UGM sendiri sudah memperbolehkan pengembangan peragaman media untuk tugas akhir kuliah, di mana hasil akhir tidak harus selalu berupa tulisan skripsi, tapi bisa dalam bentuk film, komik, atau teater. Sayangnya, belum ada mata kuliah atau pengajar yang mumpuni, jadi proses ini masih banyak terhambat.
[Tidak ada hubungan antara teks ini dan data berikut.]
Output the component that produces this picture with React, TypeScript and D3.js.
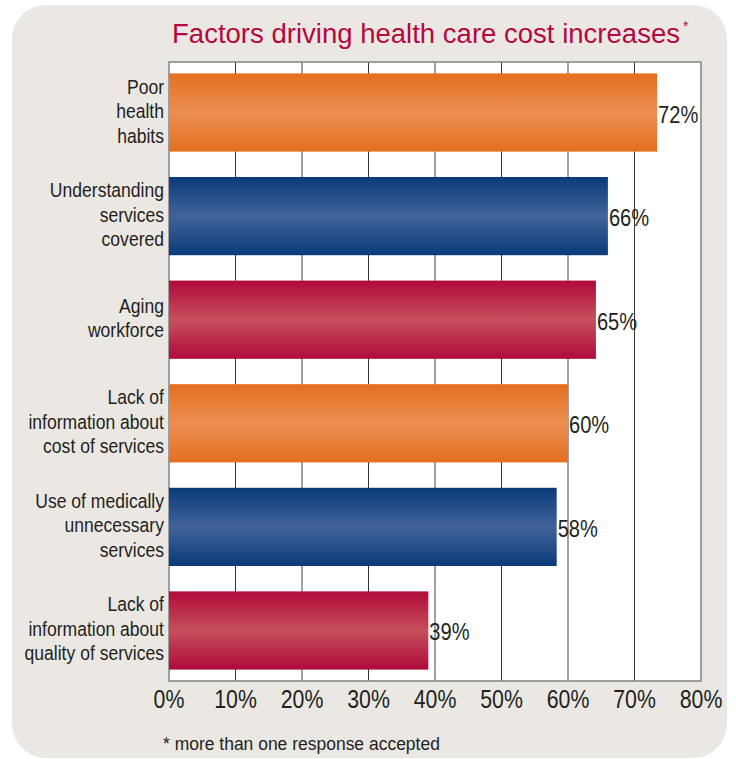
import React from "react";
import * as d3 from "d3";

const categories: string[][] = [
  ["Poor", "health", "habits"],
  ["Understanding", "services", "covered"],
  ["Aging", "workforce"],
  ["Lack of", "information about", "cost of services"],
  ["Use of medically", "unnecessary", "services"],
  ["Lack of", "information about", "quality of services"],
];
const barValues: number[] = [73.4, 66, 64.2, 60, 58.3, 39];
const valueLabels: string[] = ["72%", "66%", "65%", "60%", "58%", "39%"];
const colorKeys: string[] = ["orange", "blue", "red", "orange", "blue", "red"];
const ticks: number[] = [0, 10, 20, 30, 40, 50, 60, 70, 80];

const gradients: Record<string, [string, string]> = {
  orange: ["#e46f1f", "#eb8f52"],
  blue: ["#0a3b78", "#42639a"],
  red: ["#b00a3b", "#c5505c"],
};

const W = 736;
const H = 759;
const plot = { left: 169, right: 701, top: 62, bottom: 681 };
const sans = "'Liberation Sans', Arial, Helvetica, sans-serif";

function NText(props: {
  x: number;
  y: number;
  sx: number;
  size: number;
  anchor?: string;
  fill?: string;
  children: React.ReactNode;
}) {
  return (
    <text
      transform={`translate(${props.x},${props.y}) scale(${props.sx},1)`}
      textAnchor={props.anchor || "start"}
      fontFamily={sans}
      fontSize={props.size}
      fill={props.fill || "#231f20"}
    >
      {props.children}
    </text>
  );
}

export default function App() {
  const x = d3.scaleLinear().domain([0, 80]).range([plot.left, plot.right]);
  const y = d3
    .scaleBand<number>()
    .domain(d3.range(categories.length))
    .range([plot.top, plot.bottom])
    .paddingInner(0.245)
    .paddingOuter(0.11);
  const bw = y.bandwidth();

  return (
    <svg
      width={W}
      height={H}
      style={{ position: "absolute", left: 0, top: 0, display: "block" }}
    >
      <defs>
        {Object.entries(gradients).map(([k, [edge, mid]]) => (
          <linearGradient key={k} id={`g-${k}`} x1="0" y1="0" x2="0" y2="1">
            <stop offset="0" stopColor={edge} />
            <stop offset="0.5" stopColor={mid} />
            <stop offset="1" stopColor={edge} />
          </linearGradient>
        ))}
      </defs>
      <rect x={0} y={0} width={W} height={H} fill="#ffffff" />
      <rect x={12} y={5} width={715} height={753} rx={34} ry={34} fill="#ebe8e4" />

      <text
        x={172}
        y={43}
        fontFamily={sans}
        fontSize={27}
        fill="#b5083f"
        textLength={508}
        lengthAdjust="spacingAndGlyphs"
      >
        Factors driving health care cost increases
      </text>
      <text x={683} y={31} fontFamily={sans} fontSize={14} fill="#b5083f">
        *
      </text>

      <rect
        x={plot.left}
        y={plot.top}
        width={plot.right - plot.left}
        height={plot.bottom - plot.top}
        fill="#ffffff"
      />
      {ticks.slice(1, -1).map((t, i) => (
        <line
          key={t}
          x1={x(t)}
          x2={x(t)}
          y1={plot.top}
          y2={plot.bottom}
          stroke={i % 2 === 0 ? "#333333" : "#8a8a8a"}
          strokeWidth={i % 2 === 0 ? 1 : 1.6}
        />
      ))}
      <rect
        x={plot.left}
        y={plot.top}
        width={plot.right - plot.left}
        height={plot.bottom - plot.top}
        fill="none"
        stroke="#8a8a8a"
        strokeWidth={1.6}
      />

      {barValues.map((v, i) => {
        const top = y(i)!;
        const cy = top + bw / 2;
        return (
          <g key={i}>
            <rect
              x={x(0)}
              y={top}
              width={x(v) - x(0)}
              height={bw}
              fill={`url(#g-${colorKeys[i]})`}
            />
            <NText x={x(v) + 1} y={cy + 10} sx={0.82} size={24.5}>
              {valueLabels[i]}
            </NText>
            {categories[i].map((line, j) => (
              <NText
                key={j}
                x={164}
                y={cy + 5.5 + (j - (categories[i].length - 1) / 2) * 24.5}
                sx={0.9}
                size={19.5}
                anchor="end"
              >
                {line}
              </NText>
            ))}
          </g>
        );
      })}

      {ticks.map((t) => (
        <NText key={t} x={x(t)} y={708} sx={0.82} size={26} anchor="middle">
          {`${t}%`}
        </NText>
      ))}

      <NText x={163} y={750} sx={0.92} size={19}>
        * more than one response accepted
      </NText>
    </svg>
  );
}
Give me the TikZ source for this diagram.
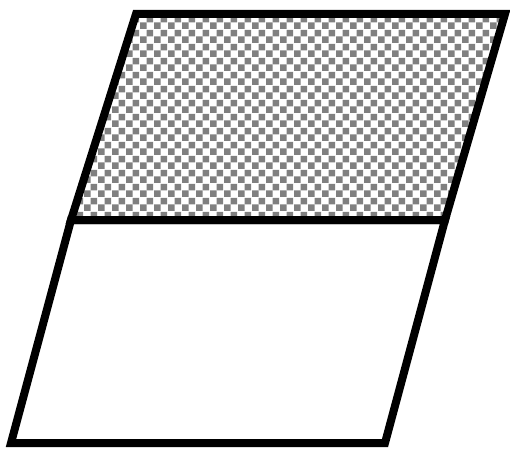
\documentclass[tikz,border=0pt]{standalone}
\usetikzlibrary{patterns.meta}
\tikzdeclarepattern{
  name=chk,
  type=uncolored,
  bounding box={(0pt,0pt) and (14pt,14pt)},
  tile size={(14pt,14pt)},
  code={
    \fill (0pt,0pt) rectangle (7pt,7pt);
    \fill (7pt,7pt) rectangle (14pt,14pt);
  }
}
\tikzset{
  edge/.style={draw=black, line width=8pt, line join=miter},
  hatched/.style={pattern=chk, pattern color=black!50}
}
\begin{document}
\begin{tikzpicture}[x=1pt,y=1pt]
\useasboundingbox (0,0) rectangle (510,448);
% corners (image coords converted: y = 448 - y_img)
\coordinate (A) at (136,434);
\coordinate (B) at (505,434);
\coordinate (C) at (445,228);
\coordinate (D) at (71,228);
\coordinate (E) at (385,5);
\coordinate (F) at (11,5);
\fill[white] (A) -- (B) -- (C) -- (D) -- cycle;
\fill[hatched] (A) -- (B) -- (C) -- (D) -- cycle;
\draw[edge] (A) -- (B) -- (C) -- (D) -- cycle;
\draw[edge] (D) -- (C) -- (E) -- (F) -- cycle;
\end{tikzpicture}
\end{document}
Namun, Bambang cukup optimis, karena dari pengamatannya, sepuluh tahun yang lalu mungkin hanya satu dua orang mahasiswanya tertarik menulis sejarah-sejarah yang tidak konvensional, tapi dia melihat makin banyak mahasiswa yang tertarik melakukannya sekarang. Saya rasa, perlu diadakan kerjasama yang lebih aktif antar lembaga formal dan non-formal untuk mendorong penggalian sejarah dalam bentuk yang lebih beragam.

Problem utama yang dihadapi adalah kita perlu menyadari bahwa: (1) sejarah adalah suatu proses kebudayaan. Karena itu, sejarah tidak statis, tidak tetap, tidak bersifat tunggal. (2) ada tantangan menghindari diri dari purifikasi. Sangat mudah bagi kita untuk jatuh dalam perangkap pencarian “keaslian” untuk membedakan diri. Nah, dari sini, apa saja dampak dan implikasinya? Dan bagaimana menata, mengkurasi, dan mengkoleksi kejamakan pengetahuan ini?